I.e. the Kronecker symbol is always equal to 0 if there are two different indices and it is equal to 1 if the indices are the same. Then the unit matrix can be written as $E=(\delta _{ij})$ .

### Triangular matrices

By a triangular matrix we want to understand a square matrix which is characterised by the fact that all entries below or above the main diagonal are zero.

If the entries above the main diagonal are zero, then the matrix is called a lower triangular matrix. If, on the other hand, the entries below the main diagonal are zero, then the matrix is called an upper triangular matrix.

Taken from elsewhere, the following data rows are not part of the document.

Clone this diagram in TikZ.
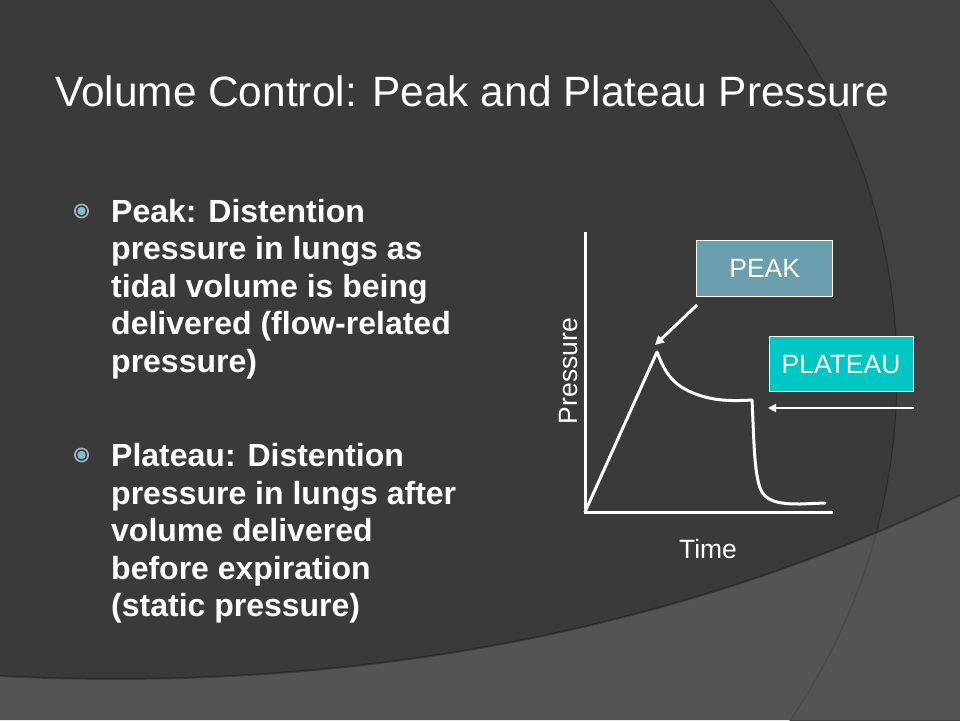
\documentclass[tikz,border=0pt]{standalone}
\usepackage{fontspec}
\setmainfont{Liberation Sans}
\usetikzlibrary{arrows.meta}
\definecolor{bgbase}{HTML}{3A3A3A}
\definecolor{bgright}{HTML}{414141}
\definecolor{bgbottom}{HTML}{545454}
\definecolor{arcline}{HTML}{4A4A4A}
\definecolor{peakfill}{HTML}{6B9FAE}
\definecolor{platfill}{HTML}{00C6C4}
\definecolor{ringcol}{HTML}{A3B4BC}
\definecolor{dotcol}{HTML}{86BBCE}
\tikzset{
  titletext/.style={text=white,font=\fontsize{42.4}{50}\selectfont,inner sep=0pt,anchor=base west},
  bodytext/.style={text=white,font=\bfseries\fontsize{32}{37.6}\selectfont,inner sep=0pt,anchor=base west},
  labeltext/.style={text=white,font=\fontsize{26.5}{30}\selectfont,inner sep=0pt},
  tagbox/.style={draw=white,line width=0.8pt,text=white,font=\fontsize{26.5}{30}\selectfont,inner sep=0pt},
  curveline/.style={white,line width=3pt,line join=round,line cap=round},
  axisline/.style={white,line width=3pt},
  pointer/.style={white,line width=3pt,-{Triangle[length=9pt,width=9pt]}},
}
\begin{document}
\begin{tikzpicture}[x=1pt,y=-1pt]
\useasboundingbox (0,0) rectangle (960,720);
% background
\fill[bgbase] (0,0) rectangle (960,720);
\begin{scope}
  \clip (0,0) rectangle (960,720);
  \fill[bgright,even odd rule] (-10,-10) rectangle (970,730) (283,374) circle (614);
  \draw[black,opacity=0.25,line width=1.2pt] (283,374) circle (614);
  \fill[bgbottom] (0,676) .. controls (380,695) and (700,620) .. (960,495) -- (960,720) -- (0,720) -- cycle;
  \begin{scope}
    \clip (0,676) .. controls (380,695) and (700,620) .. (960,495) -- (960,720) -- (0,720) -- cycle;
    \draw[arcline,line width=1.5pt] (283,374) circle (614);
  \end{scope}
  \draw[black,opacity=0.3,line width=2pt] (0,676) .. controls (380,695) and (700,620) .. (960,495);
\end{scope}
% title
\node[titletext] (title) at (55,106) {Volume Control: Peak and Plateau Pressure};
% bullets
\foreach \n/\yy in {b1/211,b2/455}{
  \draw[ringcol,line width=1.7pt] (81.5,\yy) circle (6.6);
  \fill[dotcol] (81.5,\yy) circle (4.2);
}
\node[bodytext] (t1) at (111,222) {\parbox[t]{420pt}{\raggedright
Peak: Distention\\
pressure in lungs as\\
tidal volume is being\\
delivered (flow-related\\
pressure)}};
\node[bodytext] (t2) at (111,466.5) {\parbox[t]{420pt}{\raggedright
Plateau: Distention\\
pressure in lungs after\\
volume delivered\\
before expiration\\
(static pressure)}};
% graph
\coordinate (origin) at (585,512);
\coordinate (ytop) at (585,232);
\coordinate (xend) at (833,512);
\draw[axisline] (ytop) -- (origin) -- (xend);
\coordinate (peakpt) at (657,352);
\draw[curveline] (origin) -- (peakpt)
  .. controls (665,372) and (672,388) .. (705,397)
  .. controls (720,401) and (735,401) .. (752,400)
  .. controls (754,440) and (754,470) .. (760,488)
  .. controls (765,502) and (780,504) .. (800,504)
  -- (825,503);
\node[labeltext,rotate=90] (plabel) at (569,371) {Pressure};
\node[labeltext] (tlabel) at (708,549) {Time};
\node[tagbox,fill=peakfill,minimum width=136pt,minimum height=56pt] (peak) at (764.7,268.5) {PEAK};
\node[tagbox,fill=platfill,minimum width=144pt,minimum height=55pt] (plat) at (841,364.2) {PLATEAU};
\coordinate (peakarrowstart) at (697,305);
\coordinate (peakarrowend) at (655,345);
\draw[pointer] (peakarrowstart) -- (peakarrowend);
\coordinate (platarrowstart) at (914,408);
\coordinate (platarrowend) at (768,408);
\draw[white,line width=2.5pt,-{Triangle[length=8pt,width=8pt]}] (platarrowstart) -- (platarrowend);
\end{tikzpicture}
\end{document}
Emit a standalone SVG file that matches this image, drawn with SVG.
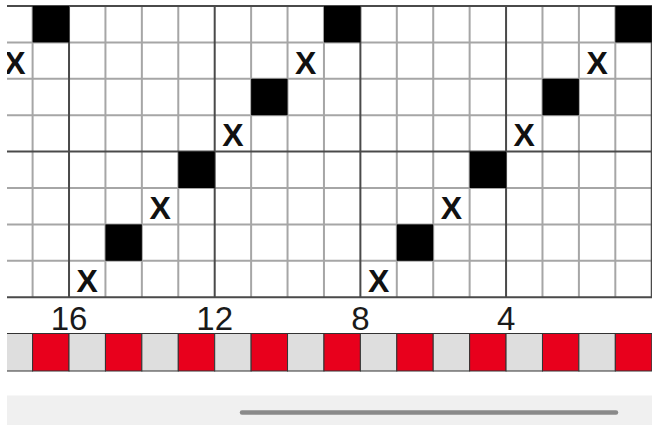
<svg xmlns="http://www.w3.org/2000/svg" width="654" height="425" viewBox="0 0 654 425">
<style>
.mn{stroke:#a6a6a6;stroke-width:2;fill:none}
.mj{stroke:#4a4a4a;stroke-width:2;fill:none}
.blk{fill:#000}
.x{font-family:"Liberation Sans",Arial,sans-serif;font-weight:bold;font-size:32px;fill:#111;text-anchor:middle}
.num{font-family:"Liberation Sans",Arial,sans-serif;font-size:33px;fill:#1a1a1a;text-anchor:middle}
.red{fill:#e8001c;stroke:#333;stroke-width:1}
.gry{fill:#dedede;stroke:#333;stroke-width:1}
</style>
<defs>
<clipPath id="clip"><rect x="7" y="0" width="645" height="425"/></clipPath>
</defs>
<rect width="654" height="425" fill="#fff"/>
<g clip-path="url(#clip)">
<g id="grid-lines">
<path class="mn" d="M32.6 6V297.2M105.44 6V297.2M141.86 6V297.2M178.28 6V297.2M251.12 6V297.2M287.54 6V297.2M323.96 6V297.2M396.8 6V297.2M433.22 6V297.2M469.64 6V297.2M542.48 6V297.2M578.9 6V297.2M615.32 6V297.2"/>
<path class="mn" d="M7 42.4H652M7 78.8H652M7 115.2H652M7 188H652M7 224.4H652M7 260.8H652"/>
<path class="mj" d="M69.02 6V297.2M214.7 6V297.2M360.38 6V297.2M506.06 6V297.2M651.74 6V297.2"/>
<path class="mj" d="M7 6H652M7 151.6H652M7 297.2H652"/>
</g>
<g id="black-cells">
<rect class="blk" x="32.6" y="6" width="36.42" height="36.4"/>
<rect class="blk" x="323.96" y="6" width="36.42" height="36.4"/>
<rect class="blk" x="615.32" y="6" width="36.42" height="36.4"/>
<rect class="blk" x="251.12" y="78.8" width="36.42" height="36.4"/>
<rect class="blk" x="542.48" y="78.8" width="36.42" height="36.4"/>
<rect class="blk" x="178.28" y="151.6" width="36.42" height="36.4"/>
<rect class="blk" x="469.64" y="151.6" width="36.42" height="36.4"/>
<rect class="blk" x="105.44" y="224.4" width="36.42" height="36.4"/>
<rect class="blk" x="396.8" y="224.4" width="36.42" height="36.4"/>
</g>
<g id="x-marks">
<text class="x" x="15" y="73.5">X</text>
<text class="x" x="305.75" y="73.5">X</text>
<text class="x" x="597.11" y="73.5">X</text>
<text class="x" x="232.91" y="146.3">X</text>
<text class="x" x="524.27" y="146.3">X</text>
<text class="x" x="160.07" y="219.1">X</text>
<text class="x" x="451.43" y="219.1">X</text>
<text class="x" x="87.23" y="291.9">X</text>
<text class="x" x="378.59" y="291.9">X</text>
</g>
<g id="numbers">
<text class="num" x="69.02" y="330">16</text>
<text class="num" x="214.7" y="330">12</text>
<text class="num" x="360.38" y="330">8</text>
<text class="num" x="506.06" y="330">4</text>
</g>
<g id="strip">
<rect class="gry" x="-3.82" y="333.5" width="36.42" height="37.5"/>
<rect class="red" x="32.6" y="333.5" width="36.42" height="37.5"/>
<rect class="gry" x="69.02" y="333.5" width="36.42" height="37.5"/>
<rect class="red" x="105.44" y="333.5" width="36.42" height="37.5"/>
<rect class="gry" x="141.86" y="333.5" width="36.42" height="37.5"/>
<rect class="red" x="178.28" y="333.5" width="36.42" height="37.5"/>
<rect class="gry" x="214.7" y="333.5" width="36.42" height="37.5"/>
<rect class="red" x="251.12" y="333.5" width="36.42" height="37.5"/>
<rect class="gry" x="287.54" y="333.5" width="36.42" height="37.5"/>
<rect class="red" x="323.96" y="333.5" width="36.42" height="37.5"/>
<rect class="gry" x="360.38" y="333.5" width="36.42" height="37.5"/>
<rect class="red" x="396.8" y="333.5" width="36.42" height="37.5"/>
<rect class="gry" x="433.22" y="333.5" width="36.42" height="37.5"/>
<rect class="red" x="469.64" y="333.5" width="36.42" height="37.5"/>
<rect class="gry" x="506.06" y="333.5" width="36.42" height="37.5"/>
<rect class="red" x="542.48" y="333.5" width="36.42" height="37.5"/>
<rect class="gry" x="578.9" y="333.5" width="36.42" height="37.5"/>
<rect class="red" x="615.32" y="333.5" width="36.42" height="37.5"/>
</g>
<g id="scrollbar">
<rect x="7" y="395.5" width="645" height="29.5" fill="#f0f0f0"/>
<line x1="242" y1="412.5" x2="616" y2="412.5" stroke="#8a8a8a" stroke-width="4.5" stroke-linecap="round"/>
</g>
</g>
</svg>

The general shape of a lower triangular matrix is:

$L={\begin{pmatrix}a_{11}&0&\ldots &0\\a_{21}&a_{22}&\ldots &0\\\vdots &\vdots &\ddots &\vdots \\a_{n1}&a_{n2}&\ldots &a_{nn}\end{pmatrix}}$ The general shape of an upper triangular matrix is:

$R={\begin{pmatrix}a_{11}&a_{12}&\ldots &a_{1n}\\0&a_{22}&\ldots &a_{2n}\\\vdots &\vdots &\ddots &\vdots \\0&0&\ldots &a_{nn}\end{pmatrix}}$ Among other things, triangular matrices play an important role in solving systems of linear equations. We will go into this in more detail in a further chapter.

### Symmetric matrices

A square matrix is called symmetric if it is equal to its transposed matrix, i.e. if: $A\,=\,{A}^{T}$ This is true if and only if $a_{ij}=a_{ji}\ \forall i,j=1,...,n$ .

Example (Symmetric matrix)

$A={\begin{pmatrix}2&4&6\\4&3&8\\6&8&1\end{pmatrix}}=A^{T}$ Visually, $A=A^{T}$ means that the entries of the matrix are mirrored along the diagonals.